Below is a listing; write it out exactly and drop any images from it.

━━━━━━━━━━

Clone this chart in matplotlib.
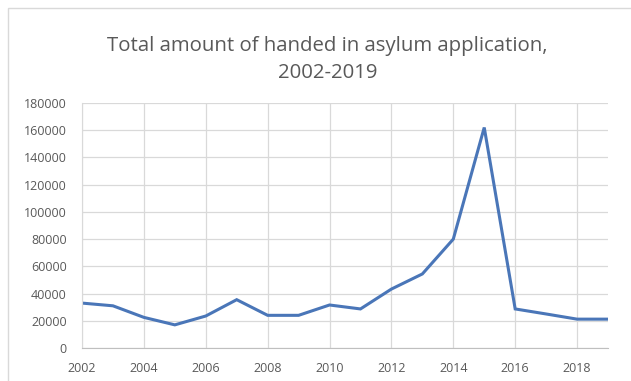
import matplotlib.pyplot as plt
from matplotlib.patches import Rectangle

years = list(range(2002, 2020))
applications = [33000, 31000, 22500, 17000, 23500, 35500, 24000, 24000, 31600,
                28700, 43300, 54400, 80000, 162000, 28700, 25000, 21200, 21200]
x_ticks = list(range(2002, 2019, 2))
y_ticks = list(range(0, 180001, 20000))

plt.rcParams['font.family'] = ['Open Sans', 'DejaVu Sans']

fig = plt.figure(figsize=(6.31, 3.81), dpi=100)
fig.patches.append(Rectangle((8 / 631, -0.1), 1.2, 1 - 8 / 381 + 0.1, transform=fig.transFigure,
                             fill=False, edgecolor='#d9d9d9', linewidth=1))
ax = fig.add_axes([82 / 631, 1 - 348 / 381, (608 - 82) / 631, (348 - 103) / 381])

ax.plot(years, applications, color='#4a76b8', linewidth=2.2, solid_joinstyle='miter')

ax.set_xlim(2002, 2019)
ax.set_ylim(0, 180000)
ax.set_xticks(x_ticks)
ax.set_yticks(y_ticks)
ax.grid(True, color='#d9d9d9', linewidth=0.9)
ax.set_axisbelow(True)
for side in ['top', 'right']:
    ax.spines[side].set_visible(False)
ax.spines['left'].set_color('#d9d9d9')
ax.spines['bottom'].set_color('#bfbfbf')
ax.tick_params(length=0, labelsize=9, labelcolor='#595959')
ax.tick_params(axis='y', pad=11)
ax.tick_params(axis='x', pad=10)

fig.text(0.519, 0.844, 'Total amount of handed in asylum application,\n2002-2019',
         ha='center', va='center', fontsize=14.7, color='#595959', linespacing=1.45)

fig.savefig('out.png', dpi=100)
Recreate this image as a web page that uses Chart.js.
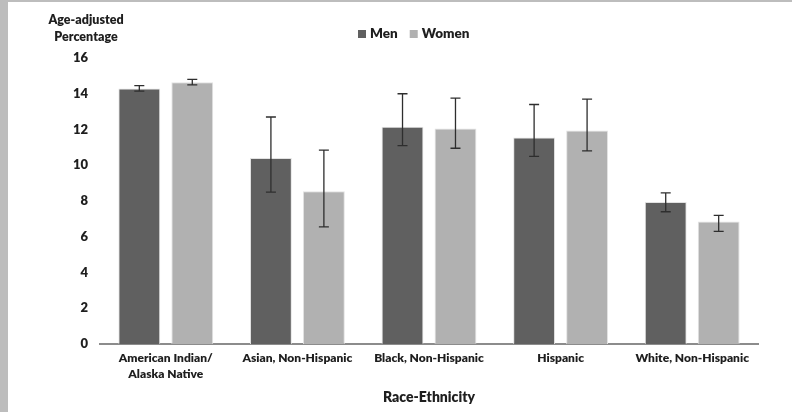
<!DOCTYPE html>
<html>
<head>
<meta charset="utf-8">
<script src="https://cdn.jsdelivr.net/npm/chart.js@4.4.1/dist/chart.umd.min.js"></script>
<style>
  html, body { margin: 0; padding: 0; background: #bdbdbd; }
  #wrap { position: absolute; left: 8px; top: 2px; width: 784px; height: 410px; background: #fff; }
</style>
</head>
<body>
<div id="wrap"><canvas id="chart" width="784" height="410"></canvas></div>
<script>
const categories = [['American Indian/', 'Alaska Native'], 'Asian, Non-Hispanic', 'Black, Non-Hispanic', 'Hispanic', 'White, Non-Hispanic'];
const menValues = [14.3, 10.4, 12.15, 11.55, 7.95];
const womenValues = [14.65, 8.55, 12.05, 11.95, 6.85];
const menLow = [14.15, 8.5, 11.1, 10.5, 7.4];
const menHigh = [14.45, 12.7, 14.0, 13.4, 8.45];
const womenLow = [14.5, 6.55, 10.95, 10.8, 6.3];
const womenHigh = [14.8, 10.85, 13.75, 13.7, 7.2];

const FONT = 'Lato, "Open Sans", Arial, sans-serif';
const W = 800;
const MEN = '#606060', WOMEN = '#b1b1b1';
const $ = id => document.getElementById(id);

const errorBars = {
  id: 'errorBars',
  afterDatasetsDraw(chart) {
    const y = chart.scales.y, ctx = chart.ctx;
    ctx.save();
    ctx.strokeStyle = '#2e2e2e';
    ctx.lineWidth = 1.3;
    chart.data.datasets.forEach((ds, i) => {
      chart.getDatasetMeta(i).data.forEach((bar, j) => {
        const top = y.getPixelForValue(ds.errHigh[j]);
        const bot = y.getPixelForValue(ds.errLow[j]);
        ctx.beginPath();
        ctx.moveTo(bar.x, top); ctx.lineTo(bar.x, bot);
        ctx.moveTo(bar.x - 5, top); ctx.lineTo(bar.x + 5, top);
        ctx.moveTo(bar.x - 5, bot); ctx.lineTo(bar.x + 5, bot);
        ctx.stroke();
      });
    });
    ctx.restore();
  }
};

const headings = {
  id: 'headings',
  afterDraw(chart) {
    const ctx = chart.ctx;
    ctx.save();
    ctx.fillStyle = '#1e1e1e';
    ctx.font = W + ' 12.5px ' + FONT;
    ctx.textAlign = 'center';
    ctx.textBaseline = 'middle';
    ctx.fillText('Age-adjusted', 78, 18);
    ctx.fillText('Percentage', 78, 35);
    // legend
    ctx.font = W + ' 13.5px ' + FONT;
    ctx.textAlign = 'left';
    let x = 350;
    chart.data.datasets.forEach(ds => {
      ctx.fillStyle = ds.backgroundColor;
      ctx.fillRect(x, 28, 8, 8);
      ctx.fillStyle = '#1e1e1e';
      ctx.fillText(ds.label, x + 12, 32);
      x += 12 + ctx.measureText(ds.label).width + 12;
    });
    ctx.restore();
  }
};

new Chart($('chart'), {
  type: 'bar',
  data: {
    labels: categories,
    datasets: [
      { label: 'Men', data: menValues, errLow: menLow, errHigh: menHigh, backgroundColor: MEN, borderColor: '#e2e2e2', borderWidth: 1 },
      { label: 'Women', data: womenValues, errLow: womenLow, errHigh: womenHigh, backgroundColor: WOMEN, borderColor: '#e2e2e2', borderWidth: 1 }
    ]
  },
  options: {
    responsive: false, animation: false,
    categoryPercentage: 0.805, barPercentage: 0.79,
    layout: { padding: { top: 56, right: 34, bottom: 0, left: 0 } },
    plugins: { legend: { display: false }, tooltip: { enabled: false } },
    scales: {
      x: {
        grid: { display: false, drawTicks: false },
        border: { color: '#8c8c8c', width: 2 },
        ticks: { color: '#1e1e1e', font: { family: FONT, weight: W, size: 12, lineHeight: 1.35 }, padding: 6, maxRotation: 0, autoSkip: false },
        title: { display: true, text: 'Race-Ethnicity', color: '#1e1e1e', font: { family: FONT, weight: W, size: 14 }, padding: { top: 0, bottom: 6 } },
        afterFit: s => { s.height = 68; }
      },
      y: {
        min: 0, max: 16,
        grid: { display: false, drawTicks: false },
        border: { display: false },
        ticks: { stepSize: 2, color: '#1e1e1e', font: { family: FONT, weight: W, size: 13 }, padding: 12 },
        afterFit: s => { s.width = 92; }
      }
    }
  },
  plugins: [errorBars, headings]
});
</script>
</body>
</html>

━━━━━━━━━━

Answer for the task:
Clone this chart in matplotlib.
import matplotlib.pyplot as plt
from matplotlib.patches import Rectangle

years = list(range(2002, 2020))
applications = [33000, 31000, 22500, 17000, 23500, 35500, 24000, 24000, 31600,
                28700, 43300, 54400, 80000, 162000, 28700, 25000, 21200, 21200]
x_ticks = list(range(2002, 2019, 2))
y_ticks = list(range(0, 180001, 20000))

plt.rcParams['font.family'] = ['Open Sans', 'DejaVu Sans']

fig = plt.figure(figsize=(6.31, 3.81), dpi=100)
fig.patches.append(Rectangle((8 / 631, -0.1), 1.2, 1 - 8 / 381 + 0.1, transform=fig.transFigure,
                             fill=False, edgecolor='#d9d9d9', linewidth=1))
ax = fig.add_axes([82 / 631, 1 - 348 / 381, (608 - 82) / 631, (348 - 103) / 381])

ax.plot(years, applications, color='#4a76b8', linewidth=2.2, solid_joinstyle='miter')

ax.set_xlim(2002, 2019)
ax.set_ylim(0, 180000)
ax.set_xticks(x_ticks)
ax.set_yticks(y_ticks)
ax.grid(True, color='#d9d9d9', linewidth=0.9)
ax.set_axisbelow(True)
for side in ['top', 'right']:
    ax.spines[side].set_visible(False)
ax.spines['left'].set_color('#d9d9d9')
ax.spines['bottom'].set_color('#bfbfbf')
ax.tick_params(length=0, labelsize=9, labelcolor='#595959')
ax.tick_params(axis='y', pad=11)
ax.tick_params(axis='x', pad=10)

fig.text(0.519, 0.844, 'Total amount of handed in asylum application,\n2002-2019',
         ha='center', va='center', fontsize=14.7, color='#595959', linespacing=1.45)

fig.savefig('out.png', dpi=100)
Recreate this image as a web page that uses Chart.js.
<!DOCTYPE html>
<html>
<head>
<meta charset="utf-8">
<script src="https://cdn.jsdelivr.net/npm/chart.js@4.4.1/dist/chart.umd.min.js"></script>
<style>
  html, body { margin: 0; padding: 0; background: #bdbdbd; }
  #wrap { position: absolute; left: 8px; top: 2px; width: 784px; height: 410px; background: #fff; }
</style>
</head>
<body>
<div id="wrap"><canvas id="chart" width="784" height="410"></canvas></div>
<script>
const categories = [['American Indian/', 'Alaska Native'], 'Asian, Non-Hispanic', 'Black, Non-Hispanic', 'Hispanic', 'White, Non-Hispanic'];
const menValues = [14.3, 10.4, 12.15, 11.55, 7.95];
const womenValues = [14.65, 8.55, 12.05, 11.95, 6.85];
const menLow = [14.15, 8.5, 11.1, 10.5, 7.4];
const menHigh = [14.45, 12.7, 14.0, 13.4, 8.45];
const womenLow = [14.5, 6.55, 10.95, 10.8, 6.3];
const womenHigh = [14.8, 10.85, 13.75, 13.7, 7.2];

const FONT = 'Lato, "Open Sans", Arial, sans-serif';
const W = 800;
const MEN = '#606060', WOMEN = '#b1b1b1';
const $ = id => document.getElementById(id);

const errorBars = {
  id: 'errorBars',
  afterDatasetsDraw(chart) {
    const y = chart.scales.y, ctx = chart.ctx;
    ctx.save();
    ctx.strokeStyle = '#2e2e2e';
    ctx.lineWidth = 1.3;
    chart.data.datasets.forEach((ds, i) => {
      chart.getDatasetMeta(i).data.forEach((bar, j) => {
        const top = y.getPixelForValue(ds.errHigh[j]);
        const bot = y.getPixelForValue(ds.errLow[j]);
        ctx.beginPath();
        ctx.moveTo(bar.x, top); ctx.lineTo(bar.x, bot);
        ctx.moveTo(bar.x - 5, top); ctx.lineTo(bar.x + 5, top);
        ctx.moveTo(bar.x - 5, bot); ctx.lineTo(bar.x + 5, bot);
        ctx.stroke();
      });
    });
    ctx.restore();
  }
};

const headings = {
  id: 'headings',
  afterDraw(chart) {
    const ctx = chart.ctx;
    ctx.save();
    ctx.fillStyle = '#1e1e1e';
    ctx.font = W + ' 12.5px ' + FONT;
    ctx.textAlign = 'center';
    ctx.textBaseline = 'middle';
    ctx.fillText('Age-adjusted', 78, 18);
    ctx.fillText('Percentage', 78, 35);
    // legend
    ctx.font = W + ' 13.5px ' + FONT;
    ctx.textAlign = 'left';
    let x = 350;
    chart.data.datasets.forEach(ds => {
      ctx.fillStyle = ds.backgroundColor;
      ctx.fillRect(x, 28, 8, 8);
      ctx.fillStyle = '#1e1e1e';
      ctx.fillText(ds.label, x + 12, 32);
      x += 12 + ctx.measureText(ds.label).width + 12;
    });
    ctx.restore();
  }
};

new Chart($('chart'), {
  type: 'bar',
  data: {
    labels: categories,
    datasets: [
      { label: 'Men', data: menValues, errLow: menLow, errHigh: menHigh, backgroundColor: MEN, borderColor: '#e2e2e2', borderWidth: 1 },
      { label: 'Women', data: womenValues, errLow: womenLow, errHigh: womenHigh, backgroundColor: WOMEN, borderColor: '#e2e2e2', borderWidth: 1 }
    ]
  },
  options: {
    responsive: false, animation: false,
    categoryPercentage: 0.805, barPercentage: 0.79,
    layout: { padding: { top: 56, right: 34, bottom: 0, left: 0 } },
    plugins: { legend: { display: false }, tooltip: { enabled: false } },
    scales: {
      x: {
        grid: { display: false, drawTicks: false },
        border: { color: '#8c8c8c', width: 2 },
        ticks: { color: '#1e1e1e', font: { family: FONT, weight: W, size: 12, lineHeight: 1.35 }, padding: 6, maxRotation: 0, autoSkip: false },
        title: { display: true, text: 'Race-Ethnicity', color: '#1e1e1e', font: { family: FONT, weight: W, size: 14 }, padding: { top: 0, bottom: 6 } },
        afterFit: s => { s.height = 68; }
      },
      y: {
        min: 0, max: 16,
        grid: { display: false, drawTicks: false },
        border: { display: false },
        ticks: { stepSize: 2, color: '#1e1e1e', font: { family: FONT, weight: W, size: 13 }, padding: 12 },
        afterFit: s => { s.width = 92; }
      }
    }
  },
  plugins: [errorBars, headings]
});
</script>
</body>
</html>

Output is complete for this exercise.